Honest Pitch
forms.mdIt's a nice business model, possibly. However, there are many free alternatives. I would choose v0.dev, Lovable, Bolt.New, or something similar.
They are fundamentally different products though, right?
It's partly different. Users focus on solutions, not products. The pricing model must be prepared for that. $99 per site is too expensive in a market with so many free solutions. $19 may be the possible maximum, or even less
Competing on price is an ideal strategy for making a business not worth running.
Competing with free is that strategy's gold standard...minus you getting gold.
Charging enough to make business customers confident you will probably stay in business is a necessary condition for creating the trust that is the currency of good business relationships.
Or to put it another way, any business that balks at $99 is less likely to be a good customer. Price is a way of segmenting the market by filtering out businesses that don't care if you stay in business.
Politely, I 100% disagree. If anything, a good dev team would be able to take Forms.md and integrate that into their AI workflow to generate powerful forms.
Then the next to logical question is, if it's a good dev team why do they need this at all?
Forms are deceptively complex. A lot goes into a really good, solid, well-tested form builder/generator.
Multi-steps, logic jumps, data-binding, tons of different form fields, localization, good design and UX, etc.

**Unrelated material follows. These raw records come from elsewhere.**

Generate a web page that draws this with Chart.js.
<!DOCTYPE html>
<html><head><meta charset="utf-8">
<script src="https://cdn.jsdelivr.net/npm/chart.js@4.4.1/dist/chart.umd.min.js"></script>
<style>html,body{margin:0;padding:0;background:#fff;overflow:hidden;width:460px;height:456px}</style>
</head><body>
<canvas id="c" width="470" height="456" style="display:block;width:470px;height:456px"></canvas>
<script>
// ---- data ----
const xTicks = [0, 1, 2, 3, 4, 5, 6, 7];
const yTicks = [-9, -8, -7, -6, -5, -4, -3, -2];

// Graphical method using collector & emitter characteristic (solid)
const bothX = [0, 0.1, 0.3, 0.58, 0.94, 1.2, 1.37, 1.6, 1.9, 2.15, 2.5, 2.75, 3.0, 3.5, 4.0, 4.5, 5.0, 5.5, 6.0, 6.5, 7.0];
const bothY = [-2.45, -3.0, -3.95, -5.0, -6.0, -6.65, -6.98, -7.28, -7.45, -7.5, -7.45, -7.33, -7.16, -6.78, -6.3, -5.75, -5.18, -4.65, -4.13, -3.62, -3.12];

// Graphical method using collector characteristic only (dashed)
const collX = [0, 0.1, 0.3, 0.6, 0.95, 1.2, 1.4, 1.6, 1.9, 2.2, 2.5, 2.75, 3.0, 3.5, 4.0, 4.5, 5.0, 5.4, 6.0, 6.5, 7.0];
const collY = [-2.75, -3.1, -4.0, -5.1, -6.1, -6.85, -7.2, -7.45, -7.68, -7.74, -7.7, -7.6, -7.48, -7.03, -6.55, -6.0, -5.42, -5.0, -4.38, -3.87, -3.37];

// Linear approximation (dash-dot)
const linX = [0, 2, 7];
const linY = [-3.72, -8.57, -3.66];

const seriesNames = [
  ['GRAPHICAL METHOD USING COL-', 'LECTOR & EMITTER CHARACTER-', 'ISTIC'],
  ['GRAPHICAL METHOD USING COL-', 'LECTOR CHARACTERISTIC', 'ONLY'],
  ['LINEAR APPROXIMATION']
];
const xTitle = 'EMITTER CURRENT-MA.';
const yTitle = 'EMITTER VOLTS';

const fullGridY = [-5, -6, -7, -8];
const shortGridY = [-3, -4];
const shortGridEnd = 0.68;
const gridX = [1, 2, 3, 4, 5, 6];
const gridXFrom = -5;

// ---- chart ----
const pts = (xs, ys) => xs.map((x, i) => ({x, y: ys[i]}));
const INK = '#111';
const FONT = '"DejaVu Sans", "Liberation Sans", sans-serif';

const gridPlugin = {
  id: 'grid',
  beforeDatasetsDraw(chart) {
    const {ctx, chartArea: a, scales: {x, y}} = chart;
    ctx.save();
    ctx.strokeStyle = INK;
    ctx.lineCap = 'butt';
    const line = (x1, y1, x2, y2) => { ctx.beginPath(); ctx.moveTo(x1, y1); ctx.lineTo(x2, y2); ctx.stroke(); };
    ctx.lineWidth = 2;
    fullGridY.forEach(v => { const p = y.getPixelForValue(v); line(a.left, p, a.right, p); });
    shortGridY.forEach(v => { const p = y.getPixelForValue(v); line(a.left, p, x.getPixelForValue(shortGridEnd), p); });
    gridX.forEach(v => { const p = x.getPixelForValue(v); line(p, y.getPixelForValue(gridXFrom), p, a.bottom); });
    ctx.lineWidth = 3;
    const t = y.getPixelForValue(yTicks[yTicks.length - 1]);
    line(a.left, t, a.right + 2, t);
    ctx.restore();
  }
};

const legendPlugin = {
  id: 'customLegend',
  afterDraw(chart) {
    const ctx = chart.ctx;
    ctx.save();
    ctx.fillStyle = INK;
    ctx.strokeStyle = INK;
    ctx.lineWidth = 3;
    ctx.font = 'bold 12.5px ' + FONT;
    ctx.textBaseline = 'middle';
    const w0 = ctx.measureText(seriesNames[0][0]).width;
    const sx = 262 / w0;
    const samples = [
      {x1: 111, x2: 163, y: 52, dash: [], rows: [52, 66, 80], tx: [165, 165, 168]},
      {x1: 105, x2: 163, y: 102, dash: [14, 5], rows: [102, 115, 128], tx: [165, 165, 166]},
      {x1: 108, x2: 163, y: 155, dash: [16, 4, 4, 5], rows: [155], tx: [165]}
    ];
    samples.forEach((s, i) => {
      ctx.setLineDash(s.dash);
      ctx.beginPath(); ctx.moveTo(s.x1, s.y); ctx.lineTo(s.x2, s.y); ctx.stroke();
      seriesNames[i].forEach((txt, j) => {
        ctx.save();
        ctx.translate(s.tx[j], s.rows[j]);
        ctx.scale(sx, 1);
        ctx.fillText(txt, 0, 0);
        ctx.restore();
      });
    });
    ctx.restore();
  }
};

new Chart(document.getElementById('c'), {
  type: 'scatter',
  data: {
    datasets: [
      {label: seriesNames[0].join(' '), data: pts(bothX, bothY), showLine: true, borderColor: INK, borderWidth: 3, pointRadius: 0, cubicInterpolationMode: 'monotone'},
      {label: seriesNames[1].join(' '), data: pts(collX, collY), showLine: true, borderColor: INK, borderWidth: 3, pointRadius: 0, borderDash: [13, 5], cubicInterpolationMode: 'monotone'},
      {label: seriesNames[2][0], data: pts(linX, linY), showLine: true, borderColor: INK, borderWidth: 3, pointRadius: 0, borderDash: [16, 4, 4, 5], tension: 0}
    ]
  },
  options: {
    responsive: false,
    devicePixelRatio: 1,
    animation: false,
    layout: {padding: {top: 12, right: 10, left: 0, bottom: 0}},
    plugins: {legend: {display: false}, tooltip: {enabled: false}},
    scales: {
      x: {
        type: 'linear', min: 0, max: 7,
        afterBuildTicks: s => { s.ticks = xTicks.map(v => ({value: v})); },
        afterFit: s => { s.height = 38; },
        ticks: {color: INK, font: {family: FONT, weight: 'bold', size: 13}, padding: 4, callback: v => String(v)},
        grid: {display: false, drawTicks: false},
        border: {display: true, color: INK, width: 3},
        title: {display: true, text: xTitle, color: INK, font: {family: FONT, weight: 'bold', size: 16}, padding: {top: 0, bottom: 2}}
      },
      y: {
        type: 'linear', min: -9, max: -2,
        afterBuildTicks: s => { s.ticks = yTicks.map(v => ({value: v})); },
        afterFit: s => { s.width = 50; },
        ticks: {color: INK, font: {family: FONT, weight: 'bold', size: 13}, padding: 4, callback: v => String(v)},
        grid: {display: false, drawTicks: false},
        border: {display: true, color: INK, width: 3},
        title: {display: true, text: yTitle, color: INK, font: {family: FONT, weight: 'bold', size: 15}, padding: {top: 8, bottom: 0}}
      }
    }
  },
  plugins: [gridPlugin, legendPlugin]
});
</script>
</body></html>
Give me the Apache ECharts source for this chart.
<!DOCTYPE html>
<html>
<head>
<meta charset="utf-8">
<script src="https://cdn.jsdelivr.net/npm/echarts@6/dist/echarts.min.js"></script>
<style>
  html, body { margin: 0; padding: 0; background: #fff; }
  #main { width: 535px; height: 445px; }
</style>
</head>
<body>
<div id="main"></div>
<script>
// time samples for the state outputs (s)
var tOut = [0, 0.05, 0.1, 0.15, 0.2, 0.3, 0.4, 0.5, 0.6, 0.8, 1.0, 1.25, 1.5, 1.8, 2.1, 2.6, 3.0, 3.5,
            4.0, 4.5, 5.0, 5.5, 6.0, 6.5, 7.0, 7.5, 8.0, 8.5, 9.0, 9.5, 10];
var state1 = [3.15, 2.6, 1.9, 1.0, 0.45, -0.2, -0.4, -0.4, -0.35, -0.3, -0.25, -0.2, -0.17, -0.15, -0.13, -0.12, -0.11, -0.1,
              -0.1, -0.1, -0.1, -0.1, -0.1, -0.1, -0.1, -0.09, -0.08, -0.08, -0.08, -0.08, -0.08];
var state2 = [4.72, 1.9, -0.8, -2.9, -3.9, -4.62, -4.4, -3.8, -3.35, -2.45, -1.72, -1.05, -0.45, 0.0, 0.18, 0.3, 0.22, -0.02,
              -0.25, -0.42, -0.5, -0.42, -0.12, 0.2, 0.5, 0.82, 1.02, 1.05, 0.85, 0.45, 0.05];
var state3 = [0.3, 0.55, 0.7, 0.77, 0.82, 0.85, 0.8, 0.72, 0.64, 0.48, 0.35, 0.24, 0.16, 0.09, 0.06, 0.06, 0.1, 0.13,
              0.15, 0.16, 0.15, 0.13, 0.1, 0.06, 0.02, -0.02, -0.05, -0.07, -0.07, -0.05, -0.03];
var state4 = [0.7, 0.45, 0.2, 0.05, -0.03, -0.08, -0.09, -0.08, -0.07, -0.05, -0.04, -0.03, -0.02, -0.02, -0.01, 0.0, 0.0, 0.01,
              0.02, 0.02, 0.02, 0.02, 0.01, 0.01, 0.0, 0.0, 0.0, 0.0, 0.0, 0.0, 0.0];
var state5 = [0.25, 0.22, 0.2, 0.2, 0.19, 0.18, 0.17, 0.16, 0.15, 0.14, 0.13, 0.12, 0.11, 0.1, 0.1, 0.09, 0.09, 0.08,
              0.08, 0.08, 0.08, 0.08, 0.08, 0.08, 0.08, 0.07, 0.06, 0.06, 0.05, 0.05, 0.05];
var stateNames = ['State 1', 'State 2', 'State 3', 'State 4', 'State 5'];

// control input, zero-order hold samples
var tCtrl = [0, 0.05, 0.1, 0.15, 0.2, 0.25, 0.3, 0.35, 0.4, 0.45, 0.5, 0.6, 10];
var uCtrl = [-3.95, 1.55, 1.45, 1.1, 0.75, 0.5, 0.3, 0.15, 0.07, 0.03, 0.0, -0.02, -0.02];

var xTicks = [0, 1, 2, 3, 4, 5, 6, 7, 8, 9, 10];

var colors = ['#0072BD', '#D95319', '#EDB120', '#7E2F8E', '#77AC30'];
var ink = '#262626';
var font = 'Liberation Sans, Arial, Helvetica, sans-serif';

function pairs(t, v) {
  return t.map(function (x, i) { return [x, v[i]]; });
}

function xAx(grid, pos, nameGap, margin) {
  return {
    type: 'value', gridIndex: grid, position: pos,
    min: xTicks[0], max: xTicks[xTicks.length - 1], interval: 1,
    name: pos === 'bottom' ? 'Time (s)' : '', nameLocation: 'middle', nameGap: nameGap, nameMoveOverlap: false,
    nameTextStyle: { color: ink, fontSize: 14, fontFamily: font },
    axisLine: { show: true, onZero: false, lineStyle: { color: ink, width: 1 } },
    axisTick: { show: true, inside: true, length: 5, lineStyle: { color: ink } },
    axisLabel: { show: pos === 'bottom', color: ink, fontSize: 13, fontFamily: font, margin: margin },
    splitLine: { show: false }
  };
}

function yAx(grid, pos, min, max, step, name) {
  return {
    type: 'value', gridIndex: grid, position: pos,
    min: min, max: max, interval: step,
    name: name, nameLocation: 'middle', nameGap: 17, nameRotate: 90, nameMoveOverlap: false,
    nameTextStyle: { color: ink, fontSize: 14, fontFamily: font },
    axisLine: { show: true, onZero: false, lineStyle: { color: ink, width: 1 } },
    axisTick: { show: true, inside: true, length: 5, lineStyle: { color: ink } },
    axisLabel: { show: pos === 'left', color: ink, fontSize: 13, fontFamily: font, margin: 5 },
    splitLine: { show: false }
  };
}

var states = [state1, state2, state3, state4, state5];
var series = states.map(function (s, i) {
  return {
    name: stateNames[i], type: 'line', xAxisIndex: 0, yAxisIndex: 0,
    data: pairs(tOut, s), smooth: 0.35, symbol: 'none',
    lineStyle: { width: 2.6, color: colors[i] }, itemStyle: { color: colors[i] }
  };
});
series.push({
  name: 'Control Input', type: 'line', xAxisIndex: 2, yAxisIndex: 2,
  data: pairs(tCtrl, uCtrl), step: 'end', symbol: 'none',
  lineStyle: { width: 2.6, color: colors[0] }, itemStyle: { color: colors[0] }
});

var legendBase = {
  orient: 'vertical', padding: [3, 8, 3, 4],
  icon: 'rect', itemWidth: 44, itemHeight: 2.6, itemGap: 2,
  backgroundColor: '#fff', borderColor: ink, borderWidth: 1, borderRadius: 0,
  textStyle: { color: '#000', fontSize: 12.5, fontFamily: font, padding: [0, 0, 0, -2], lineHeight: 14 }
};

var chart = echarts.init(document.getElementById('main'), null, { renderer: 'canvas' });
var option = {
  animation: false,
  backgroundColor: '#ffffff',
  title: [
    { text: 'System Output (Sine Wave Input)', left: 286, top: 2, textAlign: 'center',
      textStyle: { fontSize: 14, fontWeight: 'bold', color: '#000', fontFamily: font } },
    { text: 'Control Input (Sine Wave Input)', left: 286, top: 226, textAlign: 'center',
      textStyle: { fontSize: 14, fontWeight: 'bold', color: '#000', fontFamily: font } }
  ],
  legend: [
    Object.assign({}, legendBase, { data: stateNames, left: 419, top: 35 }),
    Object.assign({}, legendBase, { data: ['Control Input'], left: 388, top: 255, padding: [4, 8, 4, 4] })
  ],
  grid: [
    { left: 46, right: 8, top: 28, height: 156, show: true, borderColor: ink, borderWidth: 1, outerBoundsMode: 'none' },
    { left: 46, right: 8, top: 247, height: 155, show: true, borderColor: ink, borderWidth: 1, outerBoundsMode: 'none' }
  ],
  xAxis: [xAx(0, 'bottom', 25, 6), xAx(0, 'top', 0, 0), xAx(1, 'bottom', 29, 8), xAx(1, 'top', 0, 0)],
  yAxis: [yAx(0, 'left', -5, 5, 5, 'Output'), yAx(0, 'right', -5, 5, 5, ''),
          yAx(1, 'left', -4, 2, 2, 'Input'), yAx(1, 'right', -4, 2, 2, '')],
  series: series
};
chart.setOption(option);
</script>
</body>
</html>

When people want a heavyweight stuff around forms including all the integrations with Zapier, Google docs, Notion, Airtable, etc, they go Tally or Typeform for $25 per/month. I see Forms.md as a an overpriced and less capable solution. For that kind of value, even with everything you enumerated, I can't expect users paying $99 for each form website. When I consult startups, I repeat guys: fast-growing AI code generators and editors will push you out of the market if you don't come strong differentiated value with free and very low-priced tagged packages (< $10).
That makes sense, and you may be 100% right about this.
But it doesn't really hurt for me to try.
Why don't every good dev team roll out their own authentications?
Because most dev teams aren't actually good dev teams.